### DIRECTIVE
Copy everything from the line with "Emit a web page" down to the line with "true, true, true];", inclusive of both, exactly as written; leave out all pictures.

### RECORDS SHOWN
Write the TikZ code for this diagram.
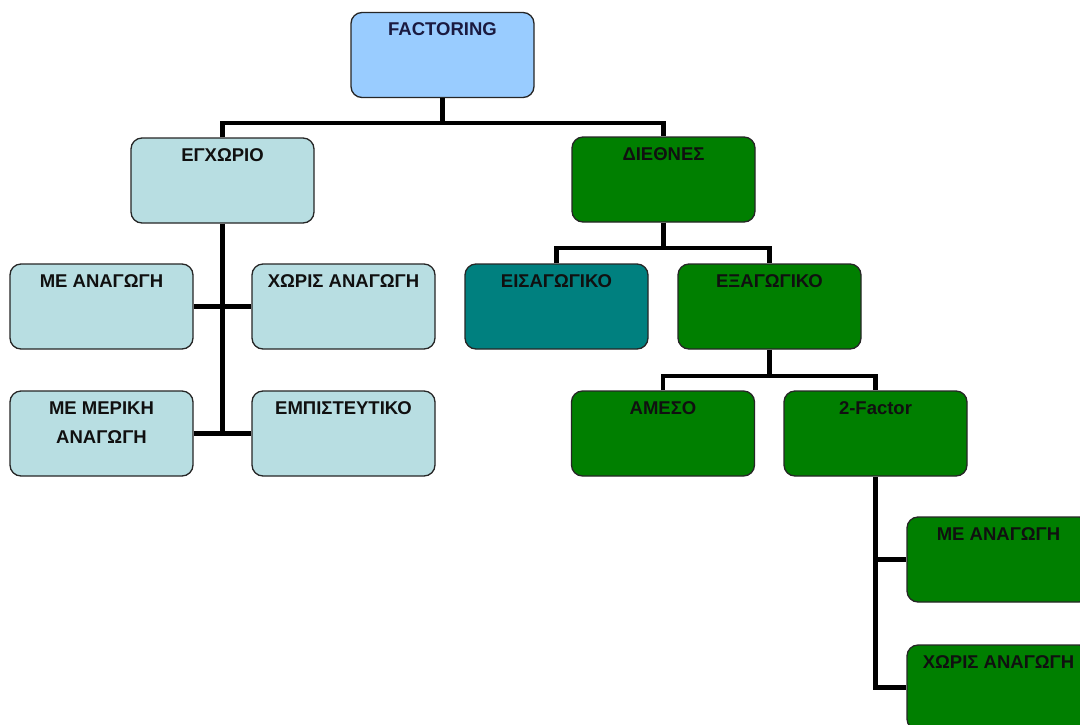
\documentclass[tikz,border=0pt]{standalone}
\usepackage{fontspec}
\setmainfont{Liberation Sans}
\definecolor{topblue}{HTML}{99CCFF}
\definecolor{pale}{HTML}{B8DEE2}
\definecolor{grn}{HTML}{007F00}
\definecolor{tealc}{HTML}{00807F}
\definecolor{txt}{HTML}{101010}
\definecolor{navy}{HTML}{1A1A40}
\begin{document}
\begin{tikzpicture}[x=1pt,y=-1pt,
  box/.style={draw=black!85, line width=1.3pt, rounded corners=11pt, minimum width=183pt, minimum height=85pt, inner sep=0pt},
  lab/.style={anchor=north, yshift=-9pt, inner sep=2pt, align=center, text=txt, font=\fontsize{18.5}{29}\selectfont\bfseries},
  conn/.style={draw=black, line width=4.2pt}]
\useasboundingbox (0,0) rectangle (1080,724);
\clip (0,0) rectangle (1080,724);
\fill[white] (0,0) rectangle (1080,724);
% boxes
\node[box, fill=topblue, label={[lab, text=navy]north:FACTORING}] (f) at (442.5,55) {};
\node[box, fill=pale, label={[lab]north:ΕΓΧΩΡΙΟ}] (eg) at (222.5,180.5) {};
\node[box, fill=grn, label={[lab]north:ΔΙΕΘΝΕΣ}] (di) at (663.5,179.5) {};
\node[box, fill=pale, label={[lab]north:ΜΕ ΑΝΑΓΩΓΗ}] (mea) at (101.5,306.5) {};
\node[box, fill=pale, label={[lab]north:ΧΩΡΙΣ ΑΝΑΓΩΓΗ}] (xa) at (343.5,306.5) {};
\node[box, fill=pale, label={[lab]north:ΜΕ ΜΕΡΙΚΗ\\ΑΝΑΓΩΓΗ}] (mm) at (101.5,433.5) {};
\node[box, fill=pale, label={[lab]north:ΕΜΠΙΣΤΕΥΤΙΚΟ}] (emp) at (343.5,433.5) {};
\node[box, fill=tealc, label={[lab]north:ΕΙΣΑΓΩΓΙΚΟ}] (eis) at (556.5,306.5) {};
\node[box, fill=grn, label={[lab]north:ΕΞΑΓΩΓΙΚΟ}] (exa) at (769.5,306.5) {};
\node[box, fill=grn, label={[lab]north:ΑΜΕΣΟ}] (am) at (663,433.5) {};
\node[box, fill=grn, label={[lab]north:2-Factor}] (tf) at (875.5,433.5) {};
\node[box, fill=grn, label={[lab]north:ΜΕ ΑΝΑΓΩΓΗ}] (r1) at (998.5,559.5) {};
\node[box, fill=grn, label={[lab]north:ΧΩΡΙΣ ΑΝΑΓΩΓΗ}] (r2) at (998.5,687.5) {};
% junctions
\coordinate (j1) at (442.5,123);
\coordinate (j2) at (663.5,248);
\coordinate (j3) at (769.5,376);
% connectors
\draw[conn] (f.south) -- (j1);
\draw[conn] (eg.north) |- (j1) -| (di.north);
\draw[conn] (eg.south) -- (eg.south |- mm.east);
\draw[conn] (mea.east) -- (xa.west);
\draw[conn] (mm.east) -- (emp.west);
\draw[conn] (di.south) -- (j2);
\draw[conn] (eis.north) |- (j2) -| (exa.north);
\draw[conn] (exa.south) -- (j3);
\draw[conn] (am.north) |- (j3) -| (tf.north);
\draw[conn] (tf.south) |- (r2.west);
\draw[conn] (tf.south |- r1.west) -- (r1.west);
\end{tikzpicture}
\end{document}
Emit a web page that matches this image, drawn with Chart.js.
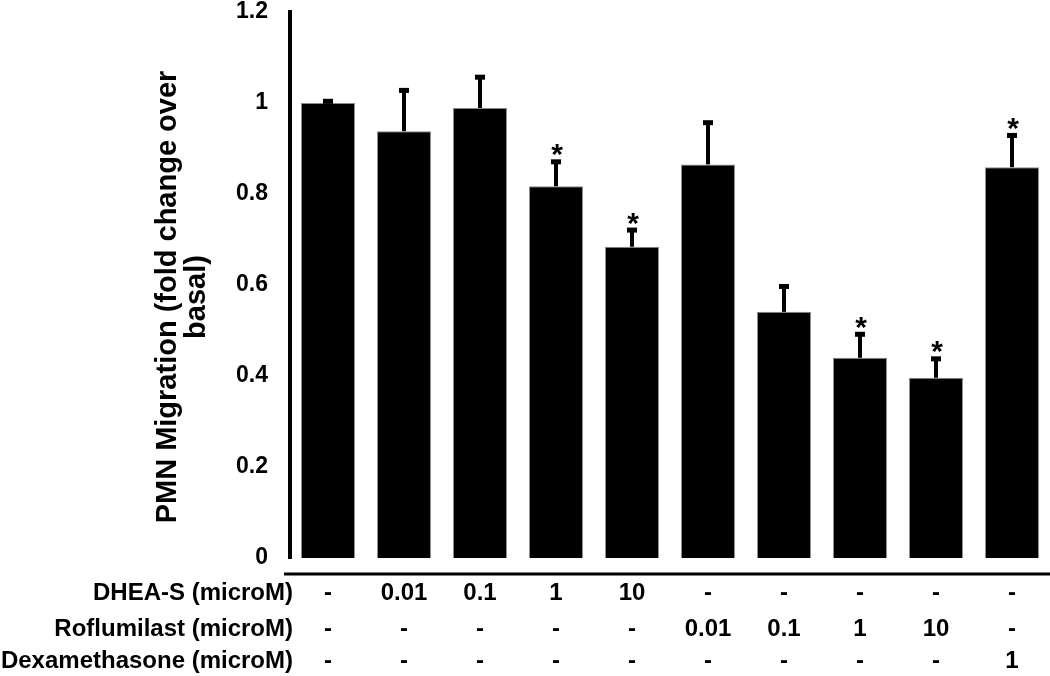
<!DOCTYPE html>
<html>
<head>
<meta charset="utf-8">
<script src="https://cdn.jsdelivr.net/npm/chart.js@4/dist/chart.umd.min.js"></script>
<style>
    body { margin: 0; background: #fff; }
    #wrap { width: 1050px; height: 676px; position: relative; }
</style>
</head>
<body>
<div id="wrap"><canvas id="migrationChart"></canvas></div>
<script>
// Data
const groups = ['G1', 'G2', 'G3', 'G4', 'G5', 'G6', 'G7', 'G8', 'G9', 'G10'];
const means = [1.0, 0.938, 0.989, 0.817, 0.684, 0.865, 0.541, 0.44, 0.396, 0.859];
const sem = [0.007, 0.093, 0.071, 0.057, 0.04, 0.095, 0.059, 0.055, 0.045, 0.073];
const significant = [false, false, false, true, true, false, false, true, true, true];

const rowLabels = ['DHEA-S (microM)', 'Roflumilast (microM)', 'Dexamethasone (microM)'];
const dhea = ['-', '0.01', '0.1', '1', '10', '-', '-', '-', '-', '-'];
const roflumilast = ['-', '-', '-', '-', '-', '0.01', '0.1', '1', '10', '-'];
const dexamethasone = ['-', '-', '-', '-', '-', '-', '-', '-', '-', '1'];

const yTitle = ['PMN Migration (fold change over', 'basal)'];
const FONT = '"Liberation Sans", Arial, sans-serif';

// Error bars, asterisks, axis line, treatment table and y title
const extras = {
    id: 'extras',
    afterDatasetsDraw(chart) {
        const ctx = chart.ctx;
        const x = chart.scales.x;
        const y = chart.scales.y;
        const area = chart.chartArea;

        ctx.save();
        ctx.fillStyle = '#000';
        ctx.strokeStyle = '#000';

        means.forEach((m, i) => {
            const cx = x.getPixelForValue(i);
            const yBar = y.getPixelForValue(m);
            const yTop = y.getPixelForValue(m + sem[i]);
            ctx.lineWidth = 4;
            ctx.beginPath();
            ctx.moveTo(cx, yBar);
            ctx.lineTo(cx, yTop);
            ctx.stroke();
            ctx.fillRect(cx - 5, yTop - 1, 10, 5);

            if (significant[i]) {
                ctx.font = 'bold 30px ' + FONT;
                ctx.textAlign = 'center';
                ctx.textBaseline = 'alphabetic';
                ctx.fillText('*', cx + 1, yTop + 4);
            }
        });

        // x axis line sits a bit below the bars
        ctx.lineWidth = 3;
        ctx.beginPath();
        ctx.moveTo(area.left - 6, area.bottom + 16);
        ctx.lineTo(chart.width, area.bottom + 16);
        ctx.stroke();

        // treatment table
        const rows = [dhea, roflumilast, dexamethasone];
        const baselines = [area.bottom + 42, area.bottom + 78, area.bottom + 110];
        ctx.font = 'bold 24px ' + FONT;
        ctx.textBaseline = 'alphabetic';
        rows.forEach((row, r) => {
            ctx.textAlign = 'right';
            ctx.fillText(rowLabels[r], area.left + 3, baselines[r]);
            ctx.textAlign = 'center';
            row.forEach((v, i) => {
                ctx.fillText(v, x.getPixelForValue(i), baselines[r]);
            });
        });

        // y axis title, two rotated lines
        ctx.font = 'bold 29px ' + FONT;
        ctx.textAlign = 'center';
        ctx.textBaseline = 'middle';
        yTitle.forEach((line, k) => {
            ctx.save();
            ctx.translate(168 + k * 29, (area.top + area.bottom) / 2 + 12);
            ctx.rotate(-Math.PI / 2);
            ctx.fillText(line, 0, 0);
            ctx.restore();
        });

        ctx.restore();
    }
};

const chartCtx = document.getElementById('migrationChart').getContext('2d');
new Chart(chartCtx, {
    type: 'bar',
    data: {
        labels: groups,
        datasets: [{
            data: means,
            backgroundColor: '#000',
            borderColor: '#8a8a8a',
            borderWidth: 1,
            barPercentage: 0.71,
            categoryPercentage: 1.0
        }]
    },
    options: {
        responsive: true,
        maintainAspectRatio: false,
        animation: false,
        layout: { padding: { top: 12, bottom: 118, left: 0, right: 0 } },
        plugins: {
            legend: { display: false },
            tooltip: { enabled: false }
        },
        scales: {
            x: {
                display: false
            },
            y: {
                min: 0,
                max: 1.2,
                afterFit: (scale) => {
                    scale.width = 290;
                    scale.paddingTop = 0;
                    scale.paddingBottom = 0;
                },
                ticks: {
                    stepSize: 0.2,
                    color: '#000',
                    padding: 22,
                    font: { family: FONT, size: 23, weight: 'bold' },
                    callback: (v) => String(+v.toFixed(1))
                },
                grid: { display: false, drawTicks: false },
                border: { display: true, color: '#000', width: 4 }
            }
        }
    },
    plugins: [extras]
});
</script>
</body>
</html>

### COMPLETE OUTPUT
Emit a web page that matches this image, drawn with Chart.js.
<!DOCTYPE html>
<html>
<head>
<meta charset="utf-8">
<script src="https://cdn.jsdelivr.net/npm/chart.js@4/dist/chart.umd.min.js"></script>
<style>
    body { margin: 0; background: #fff; }
    #wrap { width: 1050px; height: 676px; position: relative; }
</style>
</head>
<body>
<div id="wrap"><canvas id="migrationChart"></canvas></div>
<script>
// Data
const groups = ['G1', 'G2', 'G3', 'G4', 'G5', 'G6', 'G7', 'G8', 'G9', 'G10'];
const means = [1.0, 0.938, 0.989, 0.817, 0.684, 0.865, 0.541, 0.44, 0.396, 0.859];
const sem = [0.007, 0.093, 0.071, 0.057, 0.04, 0.095, 0.059, 0.055, 0.045, 0.073];
const significant = [false, false, false, true, true, false, false, true, true, true];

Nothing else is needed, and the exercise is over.